His parting shot topped it all. A quote from F. Scott Fitzgerald.

Very nice.

But hold on. I was being encouraged not to wait for anybody, but it also occurred to me that I wasn’t a girl. I then wondered why every single person in the comments section was female, and why the sold-out theatres Matthew Hussey gave his inspirational relationship advice to didn’t have a man anywhere near them.

Shit.

I had one last pot-shot.

That was a week ago. No-one got back to me. Turned out after a relationship with Cuban megastar Camilla Cabello, Matthew got done for credit card fraud.


*

And so came to an end my dalliance with YouTube relationship coaches. None really the wiser. The pain was still there. Some days were good, some days not so great.
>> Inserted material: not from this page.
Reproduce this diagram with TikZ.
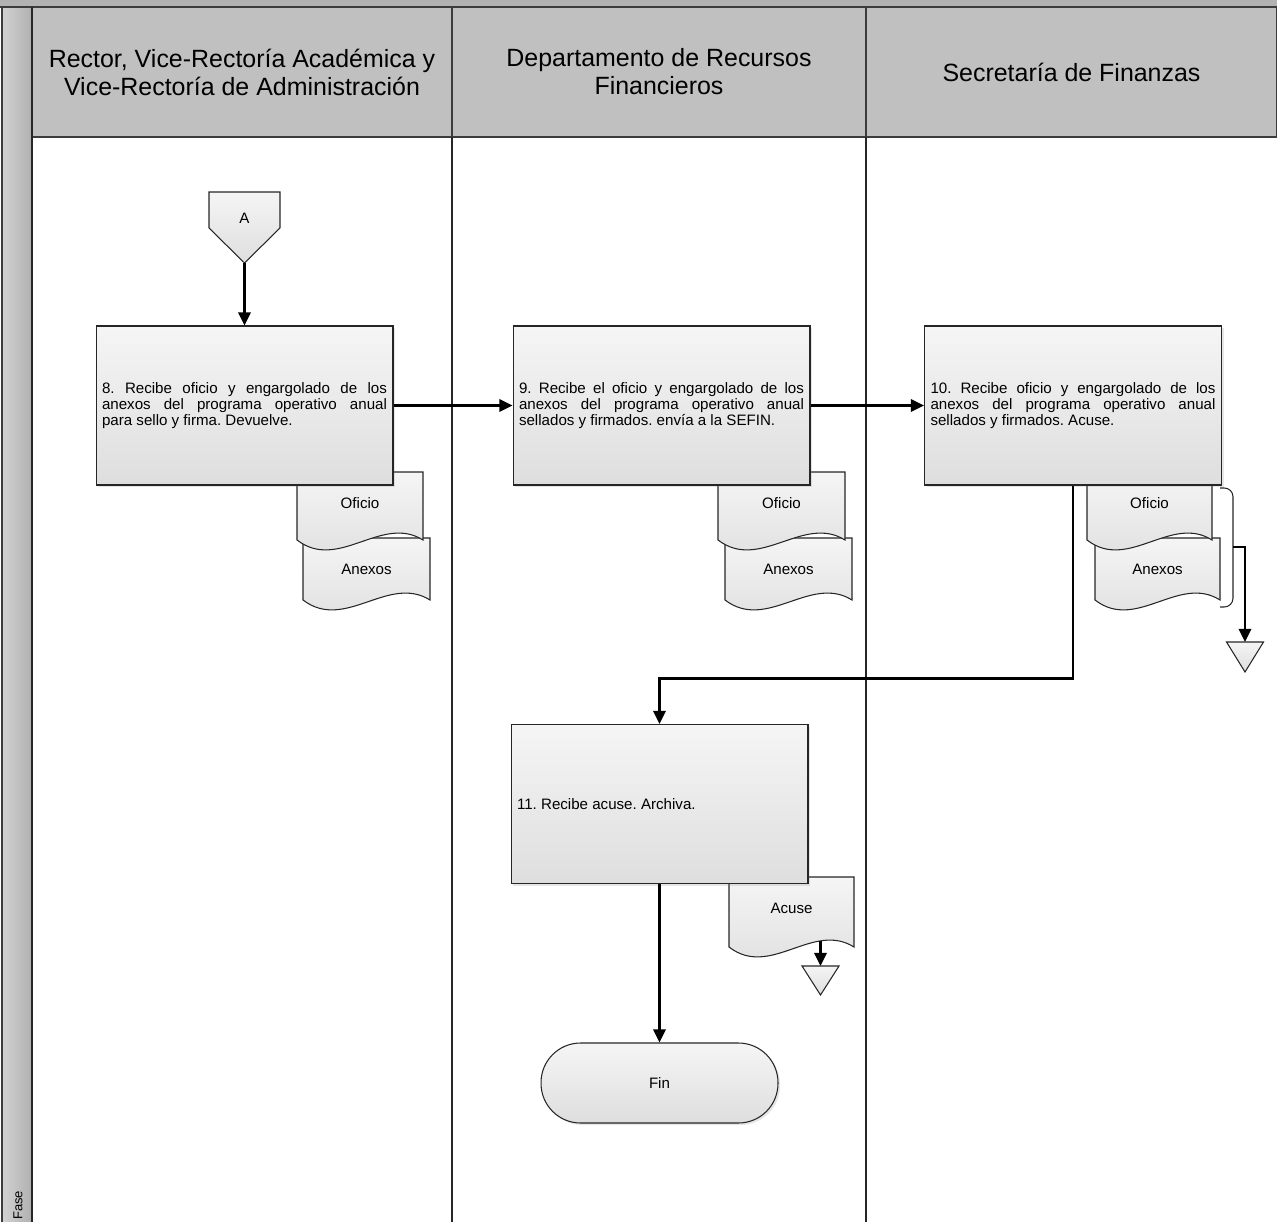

Some friends listened, some friends were full of advice, projecting past heartbreaks onto me for their own catharsis.

But being single wasn’t so bad. I could fart in bed, watch the football without guilt, I could go on four hour YouTube binges. I did all that when I was with her. Maybe that’s why she left me.

Despite what Breakup Brad and Coach Lee would have me believe, complex problems came with no simple solutions. I wasn’t going to find answers in a six minute YouTube video. I’d rather go biblical and disappear into a cave or seek out the ends of the earth to arrive back at the river like Siddhartha.

It was kind of simple. I couldn’t make someone be with me. Or even lure them into being with me. It didn’t make any sense. If I loved her that meant loving her independently of me, it meant loving her life and wherever that might take her. Sometimes I think love is like a little bird that is never yours. One day you might hold it briefly in the hollow of your hand and whisper something to it before letting go and watching it fly off never to be seen again.

Some days I think that. But most days I think love is like a fart. If you have to force it, it’s probably shit.